IT WAS my little sister's birthday this week. I say little, but she was 24 on Tuesday so I should probably drop the "little" and start saying "younger".

Running the risk of sounding like I'm trying to be Carrie on Sex and the City, with her rhetorical questions - it got me thinking that sisters are funny things, aren't they?

You can call them every name under the sun, steal their make-up, rush out of the house wearing their best jumper and borrow money off them that you never intend to pay back.

But if anybody outside the family even dares suggest they have a fault, you'll want to beat the living daylights out of them.

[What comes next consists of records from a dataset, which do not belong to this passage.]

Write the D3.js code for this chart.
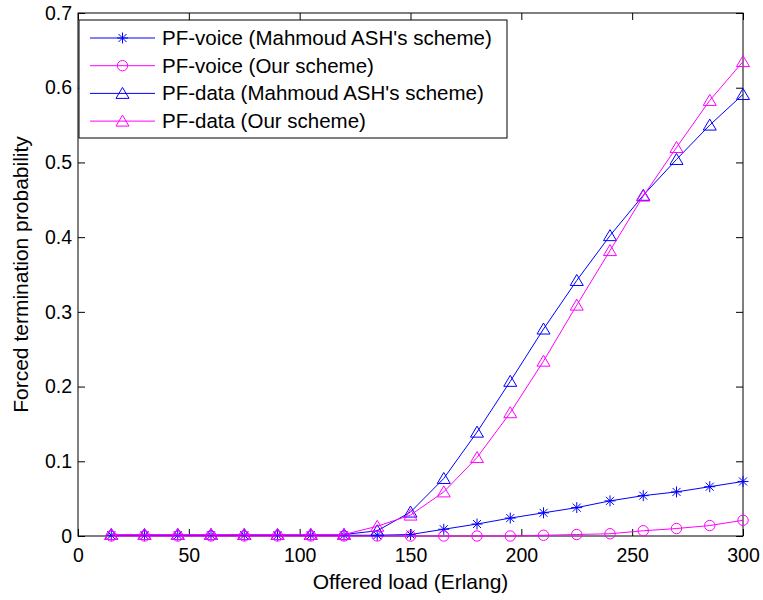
<!DOCTYPE html>
<html>
<head>
<meta charset="utf-8">
<script src="https://cdn.jsdelivr.net/npm/d3@7"></script>
<style>
  body { margin: 0; background: #fff; }
  text { font-family: "Liberation Sans", Arial, sans-serif; }
</style>
</head>
<body>
<div id="chart"></div>
<script>
const svgWidth = 763;
const svgHeight = 600;
const margin = {top: 13, right: 20, bottom: 64, left: 78};
const width = 743 - margin.left;
const height = 536 - margin.top;
const tickFont = "19.5px";
const legendFont = "20.5px";
const titleFont = "21px";

// offered load (Erlang)
const loads = [15, 30, 45, 60, 75, 90, 105, 120, 135, 150, 165, 180, 195, 210, 225, 240, 255, 270, 285, 300];
const voiceAsh = [0.001, 0.001, 0.001, 0.001, 0.001, 0.001, 0.001, 0.001, 0.001, 0.002, 0.009, 0.016, 0.024, 0.031, 0.038, 0.047, 0.054, 0.059, 0.066, 0.073];
const voiceOur = [0.000, 0.000, 0.000, 0.000, 0.000, 0.000, 0.000, 0.000, 0.000, 0.000, 0.000, 0.000, 0.000, 0.001, 0.002, 0.003, 0.007, 0.010, 0.014, 0.021];
const dataAsh = [0.002, 0.002, 0.002, 0.002, 0.002, 0.002, 0.002, 0.002, 0.007, 0.032, 0.077, 0.139, 0.207, 0.277, 0.342, 0.402, 0.456, 0.504, 0.550, 0.591];
const dataOur = [0.002, 0.002, 0.002, 0.002, 0.002, 0.002, 0.002, 0.002, 0.013, 0.028, 0.059, 0.105, 0.165, 0.234, 0.309, 0.382, 0.455, 0.520, 0.583, 0.635];
const xTicks = [0, 50, 100, 150, 200, 250, 300];
const yTicks = [0, 0.1, 0.2, 0.3, 0.4, 0.5, 0.6, 0.7];

const blue = "#0000ff";
const magenta = "#ff00ff";

const series = [
  {name: "PF-voice (Mahmoud ASH's scheme)", values: voiceAsh, color: blue, marker: "star"},
  {name: "PF-voice (Our scheme)", values: voiceOur, color: magenta, marker: "circle"},
  {name: "PF-data (Mahmoud ASH's scheme)", values: dataAsh, color: blue, marker: "triangle"},
  {name: "PF-data (Our scheme)", values: dataOur, color: magenta, marker: "triangle"}
];

const svg = d3.select("#chart")
              .append("svg")
              .attr("width", svgWidth)
              .attr("height", svgHeight);

const g = svg.append("g").attr("transform", "translate(" + margin.left + "," + margin.top + ")");

const xScale = d3.scaleLinear().domain([0, 300]).range([0, width]);
const yScale = d3.scaleLinear().domain([0, 0.7]).range([height, 0]);

// axes, matlab style: ticks inside on all four sides
g.append("g")
 .attr("transform", "translate(0," + height + ")")
 .call(d3.axisBottom(xScale).tickValues(xTicks).tickSizeInner(-7).tickSizeOuter(0).tickPadding(12).tickFormat(d3.format("d")))
 .call(a => a.select(".domain").remove());
g.append("g")
 .call(d3.axisTop(xScale).tickValues(xTicks).tickSizeInner(-7).tickSizeOuter(0).tickFormat(""))
 .call(a => a.select(".domain").remove());
g.append("g")
 .call(d3.axisLeft(yScale).tickValues(yTicks).tickSizeInner(-7).tickSizeOuter(0).tickPadding(6).tickFormat(d => d === 0 ? "0" : d3.format(".1f")(d)))
 .call(a => a.select(".domain").remove());
g.append("g")
 .attr("transform", "translate(" + width + ",0)")
 .call(d3.axisRight(yScale).tickValues(yTicks).tickSizeInner(-7).tickSizeOuter(0).tickFormat(""))
 .call(a => a.select(".domain").remove());

g.selectAll(".tick text")
 .style("font-size", tickFont)
 .style("font-family", "'Liberation Sans', Arial, sans-serif")
 .attr("fill", "#000");
g.selectAll(".tick line").attr("stroke", "#000");

g.append("rect")
 .attr("width", width)
 .attr("height", height)
 .attr("fill", "none")
 .attr("stroke", "#000")
 .attr("stroke-width", 1);

function drawMarker(sel, type, color) {
  if (type === "circle") {
    sel.append("circle").attr("r", 5.2).attr("fill", "none").attr("stroke", color);
  } else if (type === "triangle") {
    sel.append("path").attr("d", "M0,-6L6.5,5L-6.5,5Z").attr("fill", "none").attr("stroke", color);
  } else {
    sel.append("path")
       .attr("d", "M-5.5,0L5.5,0M0,-5.5L0,5.5M-4,-4L4,4M-4,4L4,-4")
       .attr("fill", "none").attr("stroke", color);
  }
}

const line = d3.line()
               .x(function(d, i) { return xScale(loads[i]); })
               .y(function(d) { return yScale(d); });

series.forEach(function(s) {
  g.append("path")
   .attr("d", line(s.values))
   .attr("fill", "none")
   .attr("stroke", s.color)
   .attr("stroke-width", 1);

  g.selectAll(null)
   .data(s.values)
   .enter()
   .append("g")
   .attr("transform", function(d, i) { return "translate(" + xScale(loads[i]) + "," + yScale(d) + ")"; })
   .each(function() { drawMarker(d3.select(this), s.marker, s.color); });
});

// legend
const legend = svg.append("g").attr("transform", "translate(79,20)");
legend.append("rect")
      .attr("width", 428)
      .attr("height", 118)
      .attr("fill", "#fff")
      .attr("stroke", "#000");

series.forEach(function(s, i) {
  const row = legend.append("g").attr("transform", "translate(0," + (18 + i * 27.7) + ")");
  row.append("line").attr("x1", 11).attr("x2", 76).attr("stroke", s.color);
  drawMarker(row.append("g").attr("transform", "translate(43.5,0)"), s.marker, s.color);
  row.append("text")
     .attr("x", 83)
     .attr("y", 7)
     .style("font-size", legendFont)
     .text(s.name);
});

// axis titles
svg.append("text")
   .attr("x", margin.left + width / 2)
   .attr("y", 589)
   .attr("text-anchor", "middle")
   .style("font-size", titleFont)
   .text("Offered load (Erlang)");

svg.append("text")
   .attr("transform", "translate(28," + (margin.top + height / 2) + ") rotate(-90)")
   .attr("text-anchor", "middle")
   .style("font-size", titleFont)
   .text("Forced termination probability");
</script>
</body>
</html>
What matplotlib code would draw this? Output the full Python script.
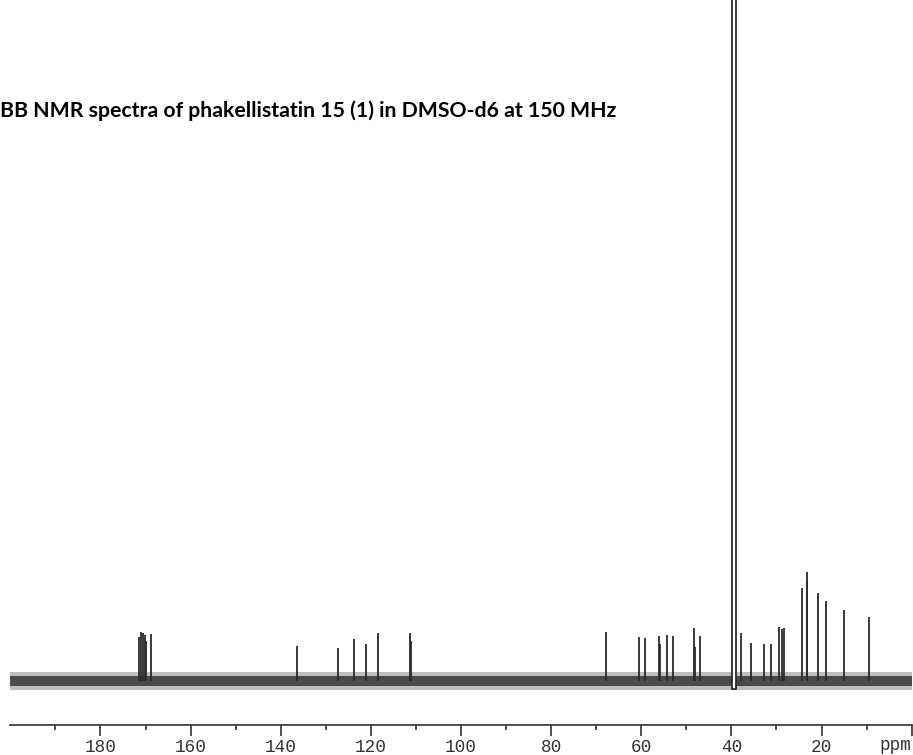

I'm the middle sister in our family, with four years between each of us.

But on the battlefield the age difference didn't matter - we were even.

As children, my mum regularly had to wade in to stop full-scale no-holds-barred sister fist-fights.

A particularly memorable one ended in a plant pot up-turned on someone's head.

But as you get older and move away from home you start to realise how much your sisters mean to you, and how much your personality is defined by being a sister.

True, sisters annoy you, they interfere in things that don't concern them, they tell on you, criticise you, take out moods on you, they borrow your stuff, break your stuff, and monopolise the bathroom for hours on end.

They wield knowledge (and have photographic evidence) that could crush your reputation and leave you a laughing stock to your mates and colleagues in milliseconds.

But if anything in your life goes wrong, your sisters are there, defending and protecting you.

They know your best and worst sides and they love you anyway.

A sister will tell you if you look a bit podgy in that new dress when friends will "white lie" that you look great.

You can be boring with sisters when with even the best of friends you have to make an effort.

And there's not much in this world as enjoyable as mooching around a department store make-up counter testing lipsticks on the back of your hands in companionable silence with a sister.

As Canadian author Charlotte Gray said: "We may look old and wise to the outside world. But to each other, we are still in junior school."

How true that is.

And before you complain that I've turned into a softie- remember, it is Christmas.